⟨

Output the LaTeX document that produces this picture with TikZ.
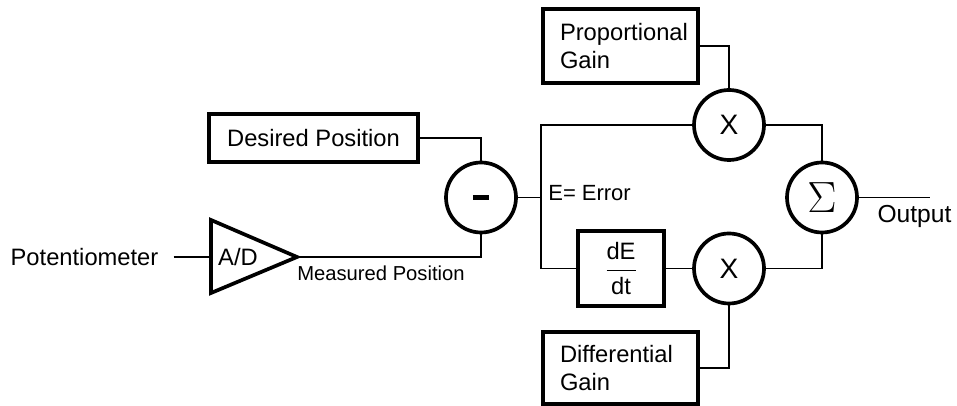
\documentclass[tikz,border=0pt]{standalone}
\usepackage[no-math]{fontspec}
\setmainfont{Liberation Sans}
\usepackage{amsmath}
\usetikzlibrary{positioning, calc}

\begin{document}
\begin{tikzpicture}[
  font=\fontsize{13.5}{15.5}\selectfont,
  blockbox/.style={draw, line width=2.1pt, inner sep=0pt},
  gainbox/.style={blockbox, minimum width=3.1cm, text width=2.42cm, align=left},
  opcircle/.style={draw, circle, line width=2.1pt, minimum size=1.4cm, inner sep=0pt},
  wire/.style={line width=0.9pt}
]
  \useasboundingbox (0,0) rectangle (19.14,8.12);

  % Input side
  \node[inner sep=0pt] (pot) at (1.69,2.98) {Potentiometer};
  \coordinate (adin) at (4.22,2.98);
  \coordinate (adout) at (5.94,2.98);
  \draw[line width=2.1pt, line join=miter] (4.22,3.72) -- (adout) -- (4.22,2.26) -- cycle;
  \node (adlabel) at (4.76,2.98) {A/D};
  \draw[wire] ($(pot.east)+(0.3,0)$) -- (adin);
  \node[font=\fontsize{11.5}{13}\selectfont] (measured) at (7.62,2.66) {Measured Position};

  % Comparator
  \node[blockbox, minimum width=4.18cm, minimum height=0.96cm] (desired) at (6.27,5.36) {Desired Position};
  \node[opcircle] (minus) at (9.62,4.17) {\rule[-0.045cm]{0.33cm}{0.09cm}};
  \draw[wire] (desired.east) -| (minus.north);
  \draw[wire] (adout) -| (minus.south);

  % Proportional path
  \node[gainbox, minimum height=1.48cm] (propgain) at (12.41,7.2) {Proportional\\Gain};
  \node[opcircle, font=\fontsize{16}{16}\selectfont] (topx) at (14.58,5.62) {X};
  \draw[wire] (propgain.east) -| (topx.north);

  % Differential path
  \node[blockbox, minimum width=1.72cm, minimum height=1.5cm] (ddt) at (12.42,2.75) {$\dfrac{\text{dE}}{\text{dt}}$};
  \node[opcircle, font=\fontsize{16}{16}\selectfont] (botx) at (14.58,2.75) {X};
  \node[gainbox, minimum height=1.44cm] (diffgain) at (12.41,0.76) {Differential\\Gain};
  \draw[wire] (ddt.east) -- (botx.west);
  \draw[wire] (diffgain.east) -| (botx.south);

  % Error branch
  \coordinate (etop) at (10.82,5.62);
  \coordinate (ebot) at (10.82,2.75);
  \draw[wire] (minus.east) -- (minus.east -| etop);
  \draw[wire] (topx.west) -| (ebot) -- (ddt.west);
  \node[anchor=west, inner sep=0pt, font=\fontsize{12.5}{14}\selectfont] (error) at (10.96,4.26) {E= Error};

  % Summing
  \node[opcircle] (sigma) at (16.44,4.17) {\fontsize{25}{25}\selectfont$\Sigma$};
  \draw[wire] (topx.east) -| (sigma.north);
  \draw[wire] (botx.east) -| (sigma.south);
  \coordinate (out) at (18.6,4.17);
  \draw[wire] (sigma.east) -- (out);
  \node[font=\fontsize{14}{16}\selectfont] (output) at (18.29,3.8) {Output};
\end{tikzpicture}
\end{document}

⟩

**WHAT TO PRODUCE**:
Leave out the pictures, then repeat the listing above exactly from its first line to the line with "(propgain.east) -| (topx.north);", inclusive.

**OUTPUT OF THE EXERCISE**:
Output the LaTeX document that produces this picture with TikZ.
\documentclass[tikz,border=0pt]{standalone}
\usepackage[no-math]{fontspec}
\setmainfont{Liberation Sans}
\usepackage{amsmath}
\usetikzlibrary{positioning, calc}

\begin{document}
\begin{tikzpicture}[
  font=\fontsize{13.5}{15.5}\selectfont,
  blockbox/.style={draw, line width=2.1pt, inner sep=0pt},
  gainbox/.style={blockbox, minimum width=3.1cm, text width=2.42cm, align=left},
  opcircle/.style={draw, circle, line width=2.1pt, minimum size=1.4cm, inner sep=0pt},
  wire/.style={line width=0.9pt}
]
  \useasboundingbox (0,0) rectangle (19.14,8.12);

  % Input side
  \node[inner sep=0pt] (pot) at (1.69,2.98) {Potentiometer};
  \coordinate (adin) at (4.22,2.98);
  \coordinate (adout) at (5.94,2.98);
  \draw[line width=2.1pt, line join=miter] (4.22,3.72) -- (adout) -- (4.22,2.26) -- cycle;
  \node (adlabel) at (4.76,2.98) {A/D};
  \draw[wire] ($(pot.east)+(0.3,0)$) -- (adin);
  \node[font=\fontsize{11.5}{13}\selectfont] (measured) at (7.62,2.66) {Measured Position};

  % Comparator
  \node[blockbox, minimum width=4.18cm, minimum height=0.96cm] (desired) at (6.27,5.36) {Desired Position};
  \node[opcircle] (minus) at (9.62,4.17) {\rule[-0.045cm]{0.33cm}{0.09cm}};
  \draw[wire] (desired.east) -| (minus.north);
  \draw[wire] (adout) -| (minus.south);

  % Proportional path
  \node[gainbox, minimum height=1.48cm] (propgain) at (12.41,7.2) {Proportional\\Gain};
  \node[opcircle, font=\fontsize{16}{16}\selectfont] (topx) at (14.58,5.62) {X};
  \draw[wire] (propgain.east) -| (topx.north);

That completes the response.